What is expected - Within the material below, transcribe exactly the lines from the one holding "Write the Chart.js code for this chart." through the one holding "const tituloX = 'Horas';", keeping both ends and skipping the rest.

Data entries -
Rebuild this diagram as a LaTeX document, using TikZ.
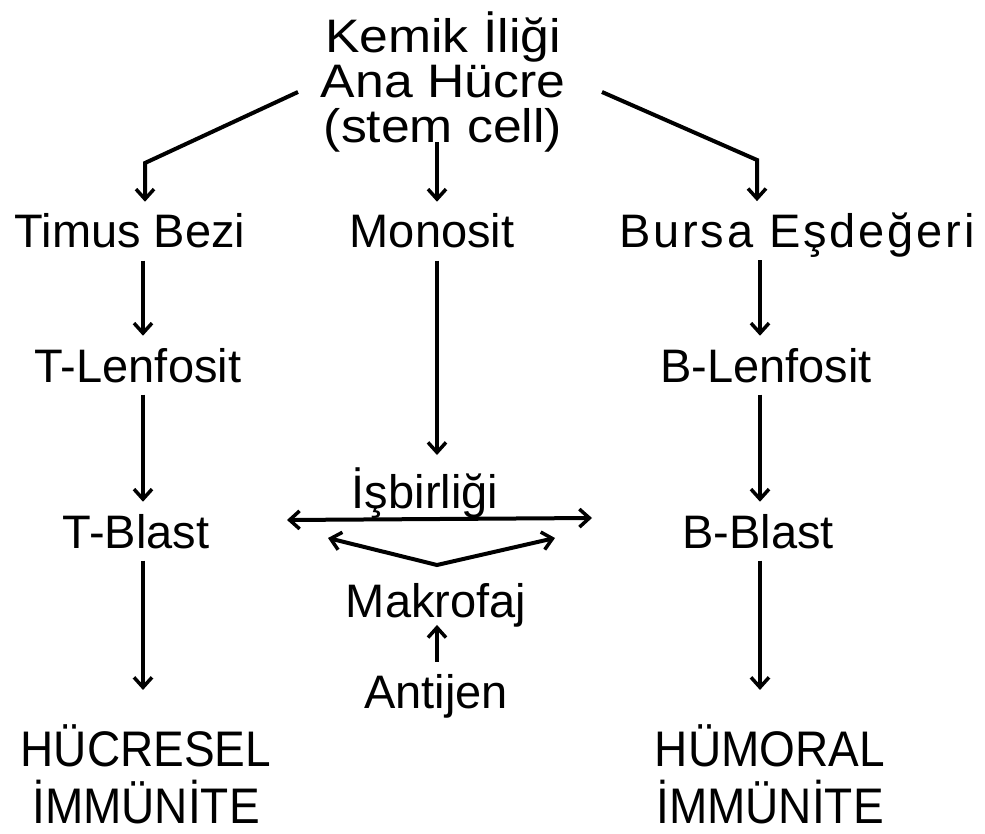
--
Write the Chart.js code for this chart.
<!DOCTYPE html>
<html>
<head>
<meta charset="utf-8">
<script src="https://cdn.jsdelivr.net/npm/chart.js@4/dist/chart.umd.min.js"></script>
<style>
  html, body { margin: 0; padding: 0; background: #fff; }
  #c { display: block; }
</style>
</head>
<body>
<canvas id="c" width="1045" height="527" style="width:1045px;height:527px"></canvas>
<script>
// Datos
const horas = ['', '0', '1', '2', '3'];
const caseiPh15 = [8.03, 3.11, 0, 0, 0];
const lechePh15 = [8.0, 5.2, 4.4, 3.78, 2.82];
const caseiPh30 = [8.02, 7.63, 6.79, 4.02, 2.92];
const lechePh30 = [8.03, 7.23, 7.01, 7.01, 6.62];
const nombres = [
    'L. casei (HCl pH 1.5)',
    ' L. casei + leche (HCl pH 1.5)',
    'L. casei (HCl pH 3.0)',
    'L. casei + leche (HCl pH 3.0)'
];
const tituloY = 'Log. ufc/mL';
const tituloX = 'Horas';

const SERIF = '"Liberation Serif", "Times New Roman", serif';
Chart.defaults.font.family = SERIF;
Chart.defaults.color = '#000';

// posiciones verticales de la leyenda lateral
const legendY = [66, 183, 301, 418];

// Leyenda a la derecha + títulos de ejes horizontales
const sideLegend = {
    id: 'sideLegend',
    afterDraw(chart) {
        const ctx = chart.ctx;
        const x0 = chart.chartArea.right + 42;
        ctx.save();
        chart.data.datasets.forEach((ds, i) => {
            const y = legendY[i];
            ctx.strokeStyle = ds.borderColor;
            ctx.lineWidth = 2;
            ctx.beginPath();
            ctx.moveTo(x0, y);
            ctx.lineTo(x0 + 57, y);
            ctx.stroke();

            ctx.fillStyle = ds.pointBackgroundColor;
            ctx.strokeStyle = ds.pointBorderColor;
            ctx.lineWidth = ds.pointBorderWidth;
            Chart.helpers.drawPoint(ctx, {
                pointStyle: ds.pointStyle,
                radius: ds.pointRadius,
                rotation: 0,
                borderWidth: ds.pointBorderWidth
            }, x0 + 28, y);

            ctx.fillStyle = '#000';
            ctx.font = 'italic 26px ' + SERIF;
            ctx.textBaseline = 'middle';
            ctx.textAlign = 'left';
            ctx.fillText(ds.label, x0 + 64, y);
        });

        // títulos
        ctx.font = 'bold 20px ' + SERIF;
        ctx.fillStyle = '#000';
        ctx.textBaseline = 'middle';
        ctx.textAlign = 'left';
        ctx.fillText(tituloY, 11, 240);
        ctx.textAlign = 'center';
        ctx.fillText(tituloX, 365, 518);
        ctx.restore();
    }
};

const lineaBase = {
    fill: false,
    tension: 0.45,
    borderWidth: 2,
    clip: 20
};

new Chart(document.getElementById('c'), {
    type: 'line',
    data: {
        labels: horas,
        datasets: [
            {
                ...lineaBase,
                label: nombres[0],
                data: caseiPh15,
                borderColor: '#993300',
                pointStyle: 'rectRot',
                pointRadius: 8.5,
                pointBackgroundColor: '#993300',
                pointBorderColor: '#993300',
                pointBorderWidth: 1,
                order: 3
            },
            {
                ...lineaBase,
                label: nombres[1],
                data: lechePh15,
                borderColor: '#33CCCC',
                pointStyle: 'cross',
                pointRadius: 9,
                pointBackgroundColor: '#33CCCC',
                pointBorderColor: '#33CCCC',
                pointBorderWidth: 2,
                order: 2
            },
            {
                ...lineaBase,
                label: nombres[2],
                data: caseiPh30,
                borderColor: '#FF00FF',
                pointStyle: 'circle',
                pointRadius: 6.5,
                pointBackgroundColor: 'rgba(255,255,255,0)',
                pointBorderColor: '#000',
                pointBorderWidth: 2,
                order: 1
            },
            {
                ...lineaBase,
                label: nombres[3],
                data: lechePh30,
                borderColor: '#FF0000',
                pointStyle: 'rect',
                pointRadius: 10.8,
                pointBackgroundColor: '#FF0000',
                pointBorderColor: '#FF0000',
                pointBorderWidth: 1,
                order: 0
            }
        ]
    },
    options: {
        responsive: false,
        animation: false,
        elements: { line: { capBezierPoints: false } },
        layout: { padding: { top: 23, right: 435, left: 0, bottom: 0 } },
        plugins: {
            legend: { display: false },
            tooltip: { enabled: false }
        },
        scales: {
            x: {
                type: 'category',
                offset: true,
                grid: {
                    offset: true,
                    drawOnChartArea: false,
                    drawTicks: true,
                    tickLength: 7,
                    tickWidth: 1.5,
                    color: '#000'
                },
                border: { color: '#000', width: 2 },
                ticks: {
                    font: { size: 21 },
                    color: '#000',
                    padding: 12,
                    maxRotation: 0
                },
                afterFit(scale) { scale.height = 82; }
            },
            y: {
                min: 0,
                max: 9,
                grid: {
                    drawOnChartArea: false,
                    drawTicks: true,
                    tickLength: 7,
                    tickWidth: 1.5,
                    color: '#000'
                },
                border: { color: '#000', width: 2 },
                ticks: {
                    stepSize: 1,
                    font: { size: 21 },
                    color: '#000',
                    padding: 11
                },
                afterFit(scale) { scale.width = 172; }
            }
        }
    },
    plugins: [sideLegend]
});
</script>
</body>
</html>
==
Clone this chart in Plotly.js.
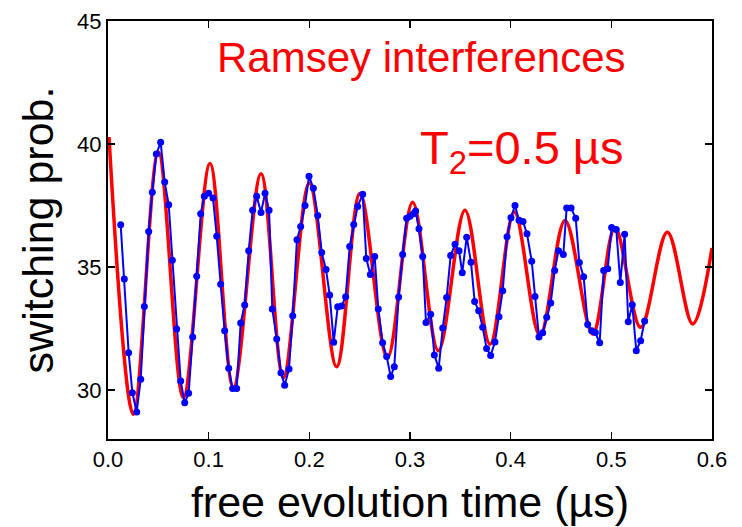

Solved exercise -
Write the Chart.js code for this chart.
<!DOCTYPE html>
<html>
<head>
<meta charset="utf-8">
<script src="https://cdn.jsdelivr.net/npm/chart.js@4/dist/chart.umd.min.js"></script>
<style>
  html, body { margin: 0; padding: 0; background: #fff; }
  #c { display: block; }
</style>
</head>
<body>
<canvas id="c" width="1045" height="527" style="width:1045px;height:527px"></canvas>
<script>
// Datos
const horas = ['', '0', '1', '2', '3'];
const caseiPh15 = [8.03, 3.11, 0, 0, 0];
const lechePh15 = [8.0, 5.2, 4.4, 3.78, 2.82];
const caseiPh30 = [8.02, 7.63, 6.79, 4.02, 2.92];
const lechePh30 = [8.03, 7.23, 7.01, 7.01, 6.62];
const nombres = [
    'L. casei (HCl pH 1.5)',
    ' L. casei + leche (HCl pH 1.5)',
    'L. casei (HCl pH 3.0)',
    'L. casei + leche (HCl pH 3.0)'
];
const tituloY = 'Log. ufc/mL';
const tituloX = 'Horas';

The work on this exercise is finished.